Riblah in the Land of Hamath
After Assyria, the same territory becomes Babylon's southern staging-ground. Pharaoh-necoh first uses it against Judah: "And Pharaoh-necoh put him in bonds at Riblah in the land of Hamath, that he might not reign in Jerusalem; and put the land to a tribute of a hundred talents of silver, and a talent of gold" (2 Kgs 23:33). The Chaldean execution of Judah's officers happens at the same place: "And Nebuzaradan the captain of the guard took them, and brought them to the king of Babylon to Riblah. And the king of Babylon struck them, and put them to death at Riblah in the land of Hamath. So Judah was carried away captive out of his land" (2 Kgs 25:20-21). Hamath thus frames the start and end of Judah's last royal tragedy.
Oracles Against Hamath
The prophets pair Hamath with Damascus and Arpad as objects of judgment. Jeremiah's oracle on Damascus opens with Hamath shaken: "Of Damascus. Hamath is confounded, and Arpad; for they have heard evil news, they melt [with fear]; on the sea [there is] anxiety, it can't be quiet" (Jer 49:23). The bracketed "[with fear]" makes plain what the Hebrew expresses by metaphor.

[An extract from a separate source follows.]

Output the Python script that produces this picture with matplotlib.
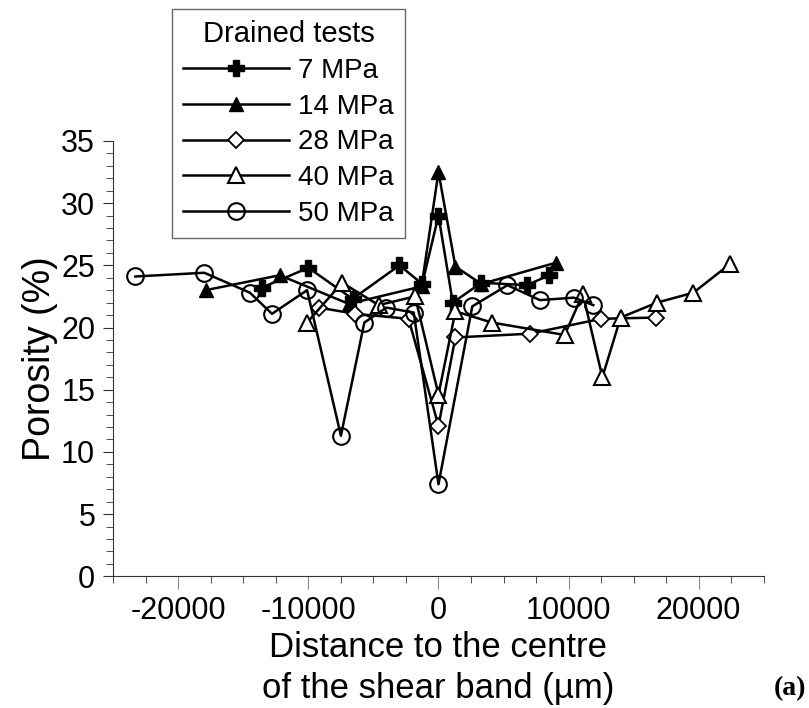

Restoration and the Returning Remnant
Hamath returns at the end of the prophetic arc as one of the lands from which the dispersed will be brought home. Isaiah promises: "And it will come to pass in that day, that the Lord will set his hand again the second time to recover the remnant of his people, who will remain, from Assyria, and from Egypt, and from Pathros, and from Cush, and from Elam, and from Shinar, and from Hamath, and from the islands of the sea" (Isa 11:11). Ezekiel's vision of the restored land draws the boundary back through the same coordinates where Numbers and Joshua placed it: "Hamath, Berothah, Sibraim, which is between the border of Damascus and the border of Hamath; Hazer-hatticon, which is by the border of Hauran" (Ezek 47:16). The frontier "to the entrance of Hamath" that opened the wilderness story closes the prophetic story as well, and the city that hosted Toi's embassy, weathered Solomon's fortifications, fell to Assyria, and stood over the executions at Riblah is folded back into the geography of Israel restored.